• Objective
Begin with the first line below and retype each line exactly through the line containing "years = list(range(1945, 2006))". Any pictures are to be left out.
========
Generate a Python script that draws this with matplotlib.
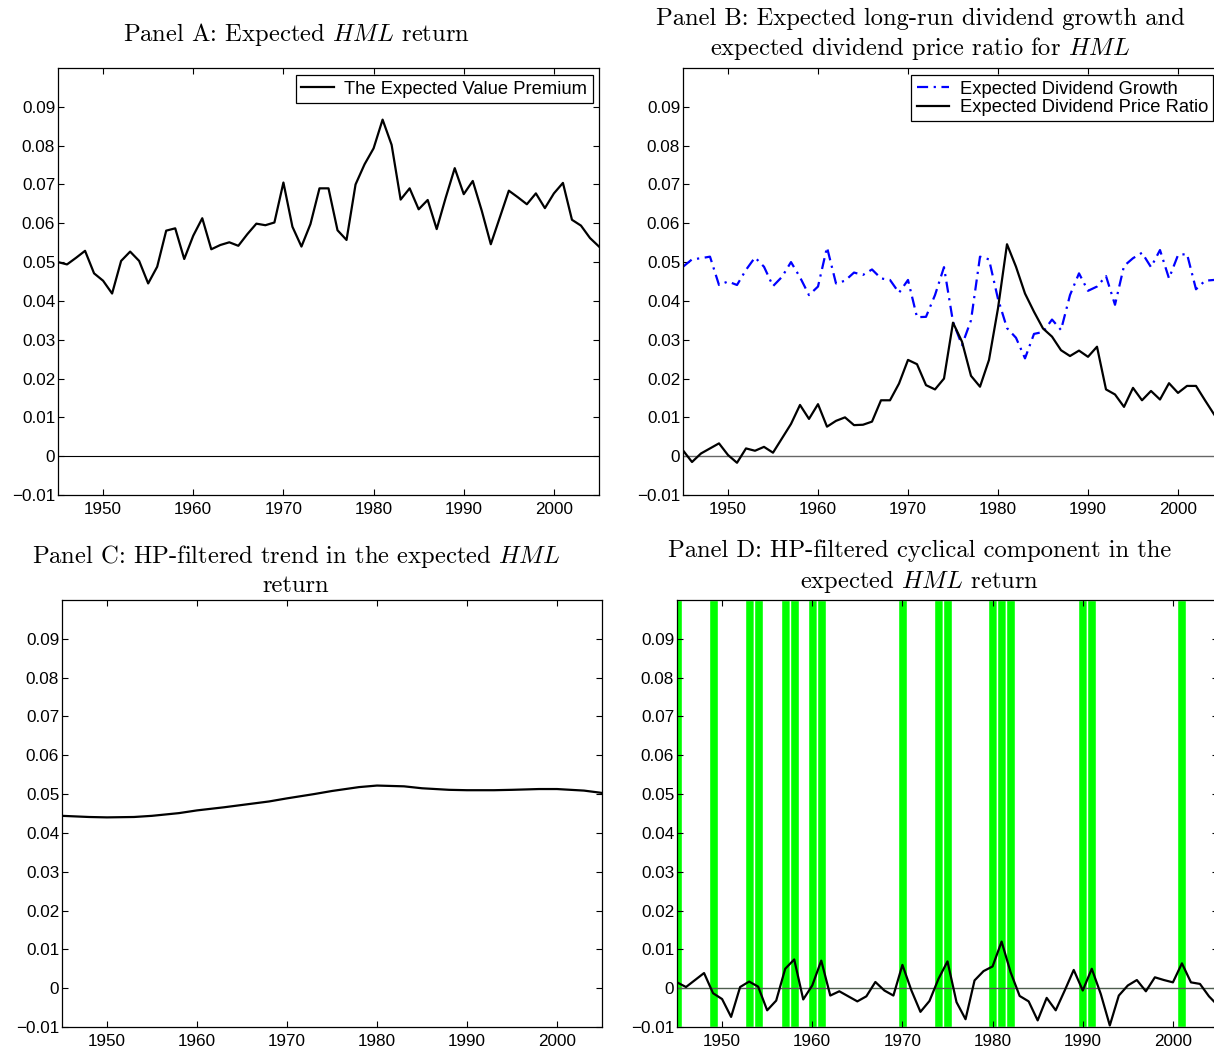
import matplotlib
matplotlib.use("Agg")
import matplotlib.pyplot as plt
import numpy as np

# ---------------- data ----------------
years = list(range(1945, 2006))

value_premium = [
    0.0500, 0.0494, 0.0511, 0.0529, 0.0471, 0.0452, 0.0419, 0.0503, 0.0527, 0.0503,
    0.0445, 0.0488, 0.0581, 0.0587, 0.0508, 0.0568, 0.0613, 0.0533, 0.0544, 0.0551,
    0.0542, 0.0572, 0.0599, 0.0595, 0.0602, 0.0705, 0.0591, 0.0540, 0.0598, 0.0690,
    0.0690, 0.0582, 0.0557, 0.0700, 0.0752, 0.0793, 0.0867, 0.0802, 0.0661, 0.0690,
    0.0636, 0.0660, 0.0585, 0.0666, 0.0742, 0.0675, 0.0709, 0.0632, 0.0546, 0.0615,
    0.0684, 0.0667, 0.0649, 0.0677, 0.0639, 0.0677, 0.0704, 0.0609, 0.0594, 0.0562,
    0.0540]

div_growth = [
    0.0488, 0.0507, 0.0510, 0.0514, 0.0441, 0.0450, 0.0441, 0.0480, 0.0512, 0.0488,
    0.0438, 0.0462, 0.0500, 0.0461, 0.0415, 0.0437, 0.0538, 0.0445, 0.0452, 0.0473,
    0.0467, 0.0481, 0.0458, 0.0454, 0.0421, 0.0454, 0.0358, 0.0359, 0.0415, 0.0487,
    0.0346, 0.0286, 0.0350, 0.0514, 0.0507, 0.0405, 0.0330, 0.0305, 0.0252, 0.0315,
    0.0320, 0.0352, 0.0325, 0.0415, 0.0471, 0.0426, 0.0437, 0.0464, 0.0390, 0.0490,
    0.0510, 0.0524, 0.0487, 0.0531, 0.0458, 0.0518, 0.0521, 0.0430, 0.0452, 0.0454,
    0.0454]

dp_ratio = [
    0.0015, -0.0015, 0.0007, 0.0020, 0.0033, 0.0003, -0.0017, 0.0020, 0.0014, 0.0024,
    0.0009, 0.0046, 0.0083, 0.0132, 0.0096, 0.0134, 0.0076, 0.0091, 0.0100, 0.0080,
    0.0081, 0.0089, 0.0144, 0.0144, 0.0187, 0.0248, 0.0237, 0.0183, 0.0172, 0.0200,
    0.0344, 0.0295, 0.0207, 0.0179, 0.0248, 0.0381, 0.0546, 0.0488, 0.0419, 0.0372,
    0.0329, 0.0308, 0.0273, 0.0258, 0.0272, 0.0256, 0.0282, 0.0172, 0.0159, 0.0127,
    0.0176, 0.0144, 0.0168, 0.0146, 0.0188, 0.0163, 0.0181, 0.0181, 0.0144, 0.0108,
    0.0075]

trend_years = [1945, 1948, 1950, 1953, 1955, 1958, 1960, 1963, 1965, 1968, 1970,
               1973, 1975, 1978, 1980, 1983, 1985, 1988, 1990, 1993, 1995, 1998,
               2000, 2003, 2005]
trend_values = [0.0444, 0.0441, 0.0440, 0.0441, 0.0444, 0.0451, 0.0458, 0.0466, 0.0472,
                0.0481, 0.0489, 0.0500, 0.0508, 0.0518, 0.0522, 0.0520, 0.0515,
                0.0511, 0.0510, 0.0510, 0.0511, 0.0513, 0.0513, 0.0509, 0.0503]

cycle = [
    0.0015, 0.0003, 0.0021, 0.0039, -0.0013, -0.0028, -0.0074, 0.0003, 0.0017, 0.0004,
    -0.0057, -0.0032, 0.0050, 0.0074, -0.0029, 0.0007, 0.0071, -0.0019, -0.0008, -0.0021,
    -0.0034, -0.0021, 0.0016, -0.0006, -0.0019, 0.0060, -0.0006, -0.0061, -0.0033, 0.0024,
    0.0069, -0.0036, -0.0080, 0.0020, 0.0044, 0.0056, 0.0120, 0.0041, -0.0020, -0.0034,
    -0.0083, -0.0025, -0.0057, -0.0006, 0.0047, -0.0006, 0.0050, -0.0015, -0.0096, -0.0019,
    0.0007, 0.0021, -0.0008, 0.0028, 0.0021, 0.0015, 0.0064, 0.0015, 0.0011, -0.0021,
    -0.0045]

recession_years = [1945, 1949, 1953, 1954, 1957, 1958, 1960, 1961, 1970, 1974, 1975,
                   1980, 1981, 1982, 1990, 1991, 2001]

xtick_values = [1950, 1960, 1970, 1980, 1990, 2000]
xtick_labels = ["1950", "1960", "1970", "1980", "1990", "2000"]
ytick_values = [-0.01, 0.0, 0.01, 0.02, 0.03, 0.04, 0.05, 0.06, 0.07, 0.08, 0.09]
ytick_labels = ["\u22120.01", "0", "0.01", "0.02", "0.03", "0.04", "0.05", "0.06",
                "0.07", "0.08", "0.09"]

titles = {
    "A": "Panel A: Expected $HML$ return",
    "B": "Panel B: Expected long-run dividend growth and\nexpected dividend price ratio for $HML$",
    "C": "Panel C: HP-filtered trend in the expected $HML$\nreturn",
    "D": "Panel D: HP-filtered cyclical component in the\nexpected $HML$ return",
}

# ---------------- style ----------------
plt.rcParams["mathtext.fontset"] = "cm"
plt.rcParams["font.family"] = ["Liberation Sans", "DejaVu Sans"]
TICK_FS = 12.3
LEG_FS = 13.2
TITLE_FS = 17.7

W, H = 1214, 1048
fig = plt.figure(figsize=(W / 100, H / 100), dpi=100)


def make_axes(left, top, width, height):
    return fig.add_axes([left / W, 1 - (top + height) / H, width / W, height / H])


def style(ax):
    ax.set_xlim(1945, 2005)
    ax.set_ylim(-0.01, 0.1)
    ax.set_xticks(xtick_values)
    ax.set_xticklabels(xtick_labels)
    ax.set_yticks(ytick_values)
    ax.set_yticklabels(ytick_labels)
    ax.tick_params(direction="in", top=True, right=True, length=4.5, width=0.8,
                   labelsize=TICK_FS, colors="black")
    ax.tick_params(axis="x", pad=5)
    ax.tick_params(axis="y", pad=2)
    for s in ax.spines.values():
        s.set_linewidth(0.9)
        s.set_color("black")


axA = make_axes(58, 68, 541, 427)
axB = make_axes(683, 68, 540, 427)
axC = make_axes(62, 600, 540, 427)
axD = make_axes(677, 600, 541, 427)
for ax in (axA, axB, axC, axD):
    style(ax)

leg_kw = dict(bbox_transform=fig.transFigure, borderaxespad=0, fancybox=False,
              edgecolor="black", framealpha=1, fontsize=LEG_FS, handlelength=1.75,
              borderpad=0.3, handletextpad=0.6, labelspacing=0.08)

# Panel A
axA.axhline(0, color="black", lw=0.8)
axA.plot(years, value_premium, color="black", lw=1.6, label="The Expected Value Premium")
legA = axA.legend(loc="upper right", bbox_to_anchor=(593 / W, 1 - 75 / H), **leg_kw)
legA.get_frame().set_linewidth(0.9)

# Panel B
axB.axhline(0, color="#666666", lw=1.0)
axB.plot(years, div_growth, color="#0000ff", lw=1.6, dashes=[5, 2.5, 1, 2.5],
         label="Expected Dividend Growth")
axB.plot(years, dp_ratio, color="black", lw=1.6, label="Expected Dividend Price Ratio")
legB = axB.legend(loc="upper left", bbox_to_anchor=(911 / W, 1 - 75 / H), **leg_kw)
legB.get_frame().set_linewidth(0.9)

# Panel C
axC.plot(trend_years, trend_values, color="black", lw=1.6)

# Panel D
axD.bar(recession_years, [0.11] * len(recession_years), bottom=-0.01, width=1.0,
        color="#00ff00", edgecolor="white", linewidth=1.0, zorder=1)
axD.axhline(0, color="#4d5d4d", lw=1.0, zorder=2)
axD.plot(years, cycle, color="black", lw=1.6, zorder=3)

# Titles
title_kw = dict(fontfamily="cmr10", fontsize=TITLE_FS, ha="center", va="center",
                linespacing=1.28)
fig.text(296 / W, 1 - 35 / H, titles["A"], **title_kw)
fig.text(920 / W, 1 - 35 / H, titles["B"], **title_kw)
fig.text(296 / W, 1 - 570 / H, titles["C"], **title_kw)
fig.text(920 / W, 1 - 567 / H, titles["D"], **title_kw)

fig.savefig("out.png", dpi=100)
========
• Output
Generate a Python script that draws this with matplotlib.
import matplotlib
matplotlib.use("Agg")
import matplotlib.pyplot as plt
import numpy as np

# ---------------- data ----------------
years = list(range(1945, 2006))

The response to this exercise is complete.